Obama proposes relief for homeowners

March 27, 2008 7:38:41 AM PDT
Democrat Barack Obama said Thursday that the government must revive the troubled economy by tightening regulations and reforming its own agencies to adjust to the realities of modern finance. "We do American business - and the American people - no favors when we turn a blind eye to excessive leverage and dangerous risks," Obama said.

The presidential candidate spoke not far from Wall Street, hard hit by the mortgage meltdown and credit problems.

To fix the economy, Obama proposed relief for homeowners and an additional $30 billion stimulus package to address the nation's economic woes.

"If we can extend a hand to banks on Wall Street, we can extend a hand to Americans who are struggling," he said.

New York Mayor Michael Bloomberg, the almost candidate, introduced Obama but stopped short of an endorsement.

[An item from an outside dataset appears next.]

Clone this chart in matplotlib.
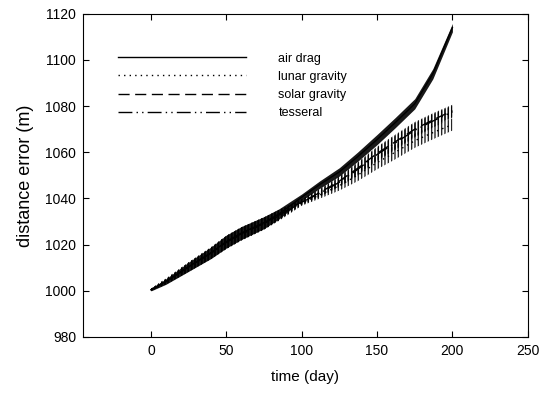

Bemoaning the nation's economic woes, Obama dismissed Republican rival John McCain's approach as pure hands-off. On Tuesday, McCain derided government intervention to save and reward banks or small borrowers who behave irresponsibly though he offered few immediate alternatives for fixing the country's growing housing crisis. Obama said McCain's plan "amounts to little more than watching this crisis happen."

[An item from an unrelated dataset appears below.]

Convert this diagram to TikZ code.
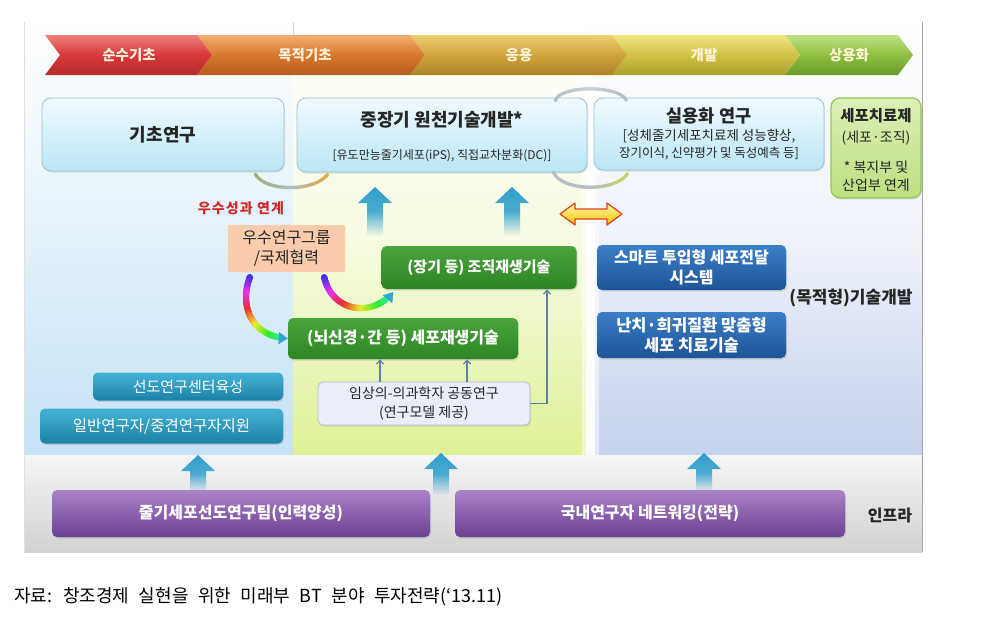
\documentclass[tikz,border=0pt]{standalone}
\usepackage{fontspec}
\setmainfont{Noto Sans CJK KR}
\usetikzlibrary{shadows,fadings,decorations.markings,arrows.meta,calc}

\definecolor{txtdark}{HTML}{262626}
\definecolor{lpanelB}{HTML}{C6E2F5}
\definecolor{mpanelT}{HTML}{F6FBE2}
\definecolor{mpanelB}{HTML}{DFF197}
\definecolor{rpanelT}{HTML}{EEF2FA}
\definecolor{rpanelB}{HTML}{C5D2EC}
\definecolor{bandT}{HTML}{F5F5F5}
\definecolor{bandB}{HTML}{D2D2D2}
\definecolor{boxT}{HTML}{F0FAFE}
\definecolor{boxB}{HTML}{BBE6F5}
\definecolor{boxD}{HTML}{9DC3D2}
\definecolor{gboxT}{HTML}{DDF0B6}
\definecolor{gboxB}{HTML}{BCDF80}
\definecolor{gboxD}{HTML}{94C456}
\definecolor{peach}{HTML}{F8CCAD}
\definecolor{dgT}{HTML}{4BA53C}
\definecolor{dgB}{HTML}{2C8424}
\definecolor{blT}{HTML}{3C7EC7}
\definecolor{blB}{HTML}{1D5497}
\definecolor{tlT}{HTML}{45B3D6}
\definecolor{tlB}{HTML}{1B82A6}
\definecolor{puT}{HTML}{A983C8}
\definecolor{puB}{HTML}{6C3F92}
\definecolor{lav}{HTML}{EAEEF8}
\definecolor{lavD}{HTML}{B2BDD6}
\definecolor{arrowblue}{HTML}{2F9ECC}
\definecolor{redtxt}{HTML}{D22828}
\definecolor{thinblue}{HTML}{5A82A6}
\definecolor{chevtxt}{HTML}{FFF3DA}
\definecolor{rbend}{HTML}{2BA6D8}
\definecolor{rdT}{HTML}{EE7F78}\definecolor{rdM}{HTML}{D8383A}\definecolor{rdB}{HTML}{B52A2C}
\definecolor{orT}{HTML}{F2AE70}\definecolor{orM}{HTML}{D8782E}\definecolor{orB}{HTML}{B55D20}
\definecolor{gdT}{HTML}{EDCF72}\definecolor{gdM}{HTML}{D0A33A}\definecolor{gdB}{HTML}{AD8327}
\definecolor{ylT}{HTML}{EDE484}\definecolor{ylM}{HTML}{D0C246}\definecolor{ylB}{HTML}{ABA02E}
\definecolor{grT}{HTML}{C2E088}\definecolor{grM}{HTML}{8EBF40}\definecolor{grB}{HTML}{6B9A2A}
\definecolor{yarT}{HTML}{FFFAA8}\definecolor{yarB}{HTML}{F4C200}\definecolor{yarD}{HTML}{E0401C}
\definecolor{arcG}{HTML}{9AAE66}\definecolor{arcM}{HTML}{B4BEC6}
\definecolor{arcO}{HTML}{E8A435}\definecolor{arcY}{HTML}{CCD55A}

\newcommand\fsz[2]{\fontsize{#1}{#2}\selectfont}

\tikzfading[name=upfade, top color=transparent!0, bottom color=transparent!100, middle color=transparent!15]

\newcommand\chev[5]{%
  \shade[top color=#3, bottom color=#5, middle color=#4]
    (#1,35) -- (#2,35) -- ({#2+15},55) -- (#2,75) -- (#1,75) -- ({#1+15},55) -- cycle;}

\newcommand\blockup[3]{%
  \fill[arrowblue, path fading=upfade] (#1,#2) -- ({#1+17},{#2+16}) -- ({#1+8},{#2+16})
    -- ({#1+8},#3) -- ({#1-8},#3) -- ({#1-8},{#2+16}) -- ({#1-17},{#2+16}) -- cycle;}

\tikzset{
  base/.style={inner sep=0pt, text=txtdark},
  topbox/.style={base, rounded corners=9pt, draw=boxD, line width=0.8pt,
    top color=boxT, bottom color=boxB,
    drop shadow={opacity=0.22, shadow xshift=1pt, shadow yshift=-1.5pt}},
  greenbox/.style={base, rounded corners=9pt, draw=gboxD, line width=1.2pt,
    top color=gboxT, bottom color=gboxB,
    drop shadow={opacity=0.2, shadow xshift=1pt, shadow yshift=-1.5pt}},
  peachbox/.style={base, rounded corners=2pt, fill=peach, align=center},
  dgbox/.style={base, rounded corners=5pt, top color=dgT, bottom color=dgB, text=white,
    drop shadow={opacity=0.25, shadow xshift=1pt, shadow yshift=-1.5pt}},
  blbox/.style={base, rounded corners=5pt, top color=blT, bottom color=blB, text=white, align=center,
    drop shadow={opacity=0.25, shadow xshift=1pt, shadow yshift=-1.5pt}},
  tlbox/.style={base, rounded corners=5pt, top color=tlT, bottom color=tlB, text=white,
    drop shadow={opacity=0.25, shadow xshift=1pt, shadow yshift=-1.5pt}},
  pubox/.style={base, rounded corners=5pt, top color=puT, bottom color=puB, text=white,
    drop shadow={opacity=0.25, shadow xshift=1pt, shadow yshift=-1.5pt}},
  lavbox/.style={base, rounded corners=5pt, draw=lavD, line width=0.8pt, fill=lav, align=center,
    drop shadow={opacity=0.2, shadow xshift=1pt, shadow yshift=-1.5pt}},
  chevlabel/.style={base, text=chevtxt, font=\fsz{14.5}{15}\bfseries},
  thinarr/.style={draw=thinblue, line width=1.2pt, -{Straight Barb[length=4pt,width=7pt]}},
  rainbow/.style={postaction={decorate,decoration={markings,
    mark=between positions 0 and 0.88 step 0.8pt with {%
      \pgfmathsetmacro\rbt{\pgfkeysvalueof{/pgf/decoration/mark info/distance from start}/\pgfdecoratedpathlength}%
      \pgfmathsetmacro\rbh{mod(240+300*\rbt,360)}%
      \definecolor{rbc}{Hsb}{\rbh,0.8,0.92}%
      \fill[rbc] (0,0) circle (3.2pt);},
    mark=at position 1 with {\arrow[color=rbend]{Triangle[length=9pt,width=12pt]}}}}},
  grayarc/.style n args={3}{postaction={decorate,decoration={markings,
    mark=between positions 0 and 1 step 0.8pt with {%
      \pgfmathsetmacro\rbt{100*\pgfkeysvalueof{/pgf/decoration/mark info/distance from start}/\pgfdecoratedpathlength}%
      \pgfmathsetmacro\mxa{max(0,min(100,2*\rbt))}%
      \pgfmathsetmacro\mxb{max(0,min(100,2*\rbt-100))}%
      \colorlet{gtmp}{#2!\mxa!#1}%
      \colorlet{gac}{#3!\mxb!gtmp}%
      \fill[gac] (0,0) circle (1.8pt);}}}},
}

\begin{document}
\begin{tikzpicture}[x=1pt,y=-1pt]
\useasboundingbox (0,0) rectangle (990,621);
\fill[white] (0,0) rectangle (990,621);

% panels
\shade[top color=white, bottom color=lpanelB] (24,22) rectangle (293,455);
\shade[top color=white, bottom color=mpanelB, middle color=mpanelT] (293,22) rectangle (590,455);
\shade[top color=white, bottom color=rpanelB, middle color=rpanelT] (590,22) rectangle (922,455);
\shade[top color=bandT, bottom color=bandB] (24,455) rectangle (922,552);
\fill[white, opacity=0.5] (582,80) rectangle (599,455);
\fill[white, opacity=0.9] (586,80) rectangle (595,455);
\draw[black!35, line width=0.8pt] (922,22) -- (922,552);
\draw[black!12] (24,22) -- (24,552);
\draw[black!15] (293,22) -- (293,36);

% process chevrons
\chev{785}{898}{grT}{grM}{grB}
\chev{612}{785}{ylT}{ylM}{ylB}
\chev{410}{612}{gdT}{gdM}{gdB}
\chev{197}{410}{orT}{orM}{orB}
\chev{45}{197}{rdT}{rdM}{rdB}
\node[chevlabel] (ch1) at (129,55) {순수기초};
\node[chevlabel] (ch2) at (305,55) {목적기초};
\node[chevlabel] (ch3) at (519,55) {응용};
\node[chevlabel] (ch4) at (704,55) {개발};
\node[chevlabel] (ch5) at (849,55) {상용화};

% block up arrows
\blockup{375}{187}{236}
\blockup{512}{187}{236}
\blockup{198}{455}{492}
\blockup{441}{453}{495}
\blockup{704}{453}{492}

% yellow double arrow
\shadedraw[top color=yarT, bottom color=yarB, draw=yarD, line width=1.2pt, line join=round]
  (560,214) -- (575,203) -- (575,209) -- (607,209) -- (607,203) -- (622,214)
  -- (607,225) -- (607,219) -- (575,219) -- (575,225) -- cycle;

% top boxes
\node[topbox, minimum width=242, minimum height=73] (kicho) at (163,134.5) {\fsz{18}{18}\bfseries 기초연구};
\node[topbox, minimum width=290, minimum height=74] (jung) at (442,135) {};
\node[base, font=\fsz{18}{18}\bfseries] (jungA) at (442,120) {중장기 원천기술개발*};
\node[base, font=\fsz{12}{12}] (jungB) at (442,156) {[유도만능줄기세포(iPS), 직접교차분화(DC)]};
\node[topbox, minimum width=230, minimum height=72] (silyong) at (709,134) {};
\node[base, font=\fsz{17.5}{18}\bfseries] (silA) at (709,116) {실용화 연구};
\node[base, font=\fsz{13.5}{14}] (silB) at (709,136) {[성체줄기세포치료제 성능향상,};
\node[base, font=\fsz{12.5}{13}] (silC) at (709,154) {장기이식, 신약평가 및 독성예측 등]};
\node[greenbox, minimum width=90, minimum height=100] (cell) at (876,148) {};
\node[base, font=\fsz{15.5}{16}\bfseries] (cellA) at (876,116) {세포치료제};
\node[base, font=\fsz{14}{14}] (cellB) at (876,138) {(세포·조직)};
\node[base, font=\fsz{14}{14}] (cellC) at (876,167) {* 복지부 및};
\node[base, font=\fsz{14}{14}] (cellD) at (876,185) {산업부 연계};

% middle
\node[base, font=\fsz{14}{14}\bfseries\addfontfeature{LetterSpace=8}, text=redtxt] (link) at (241,208) {우수성과 연계};
\node[peachbox, minimum width=117, minimum height=47, font=\fsz{16}{20}] (usu) at (286.5,248.5) {우수연구그룹\\/국제협력};
\node[dgbox, minimum width=195, minimum height=43, font=\fsz{15}{15}\bfseries] (jojik) at (479,267.5) {(장기 등) 조직재생기술};
\node[dgbox, minimum width=230, minimum height=41, font=\fsz{16}{16}\bfseries] (sepo) at (403,338.5) {(뇌신경·간 등) 세포재생기술};
\node[lavbox, minimum width=212, minimum height=43, font=\fsz{14}{19}] (imsang) at (424,403.5) {임상의-의과학자 공동연구\\(연구모델 제공)};

% right
\node[blbox, minimum width=189, minimum height=45, font=\fsz{16}{20}\bfseries] (smart) at (691.5,267.5) {스마트 투입형 세포전달\\시스템};
\node[blbox, minimum width=189, minimum height=46, font=\fsz{16.5}{20}\bfseries] (nanchi) at (691.5,335) {난치·희귀질환 맞춤형\\세포 치료기술};
\node[base, font=\fsz{17}{17}\bfseries] (mokjeok) at (851,298) {(목적형)기술개발};

% left
\node[tlbox, minimum width=190, minimum height=28, font=\fsz{15}{15}] (seondo) at (188,386.5) {선도연구센터육성};
\node[tlbox, minimum width=243, minimum height=35, font=\fsz{15.5}{16}] (ilban) at (161.5,426) {일반연구자/중견연구자지원};

% bottom
\node[pubox, minimum width=378, minimum height=47, font=\fsz{16}{16}\bfseries] (team) at (241,513.5) {줄기세포선도연구팀(인력양성)};
\node[pubox, minimum width=390, minimum height=47, font=\fsz{16}{16}\bfseries] (net) at (650,513.5) {국내연구자 네트워킹(전략)};
\node[base, font=\fsz{16}{16}\bfseries] (infra) at (890,516) {인프라};

% connectors
\coordinate (xa) at (380,0);
\coordinate (xb) at (467,0);
\coordinate (xc) at (547,0);
\draw[thinarr] (imsang.north -| xa) -- (sepo.south -| xa);
\draw[thinarr] (imsang.north -| xb) -- (sepo.south -| xb);
\draw[thinarr] (imsang.east) -| (jojik.south -| xc);

\path[rainbow] ($(usu.south west)+(22,5)$) .. controls (238,310) and (255,337) .. (sepo.west);
\path[rainbow] ($(usu.south east)+(-21,5)$) .. controls (332,312) and (372,318) .. ($(jojik.south west)+(12,3)$);

\path[grayarc={arcG}{arcM}{arcO}] ($(kicho.south east)+(-29,3)$) .. controls (266,192) and (314,192) .. ($(jung.south west)+(31,2)$);
\path[grayarc={arcM}{arcM!70!white}{arcM}] ($(jung.north east)+(-32,3)$) .. controls (560,85) and (620,85) .. ($(silyong.north west)+(33,3)$);
\path[grayarc={arcM}{arcM}{arcY}] ($(jung.south east)+(-34,0)$) .. controls (563,192) and (616,192) .. ($(silyong.south west)+(34,3)$);

% source
\node[base, anchor=west, font=\fsz{18}{18}, text=black] (src) at (14,597) {\spaceskip=9.5pt\relax 자료: 창조경제 실현을 위한 미래부 BT 분야 투자전략(‘13.11)};
\end{tikzpicture}
\end{document}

Instead, Obama said, the next president should:

-Expand oversight to any institution that borrows from the government.

-Toughen capital requirements for complex financial instruments like mortgage securities.

-Streamline regulatory agencies to end overlap and competition among regulators.

Obama's Democratic rival Hillary Rodham Clinton planned a speech on the economy Thursday in Raleigh, N.C.

Even before Obama finished his speech, McCain said in a statement, "there is a tendency for liberals to seek big government programs that sock it to American taxpayers while failing to solve the very real problems we face."

The political debate comes as a new government report shows the economy nearly sputtered out at the end of the year and is probably faring even worse amid continuing housing, credit and financial crises.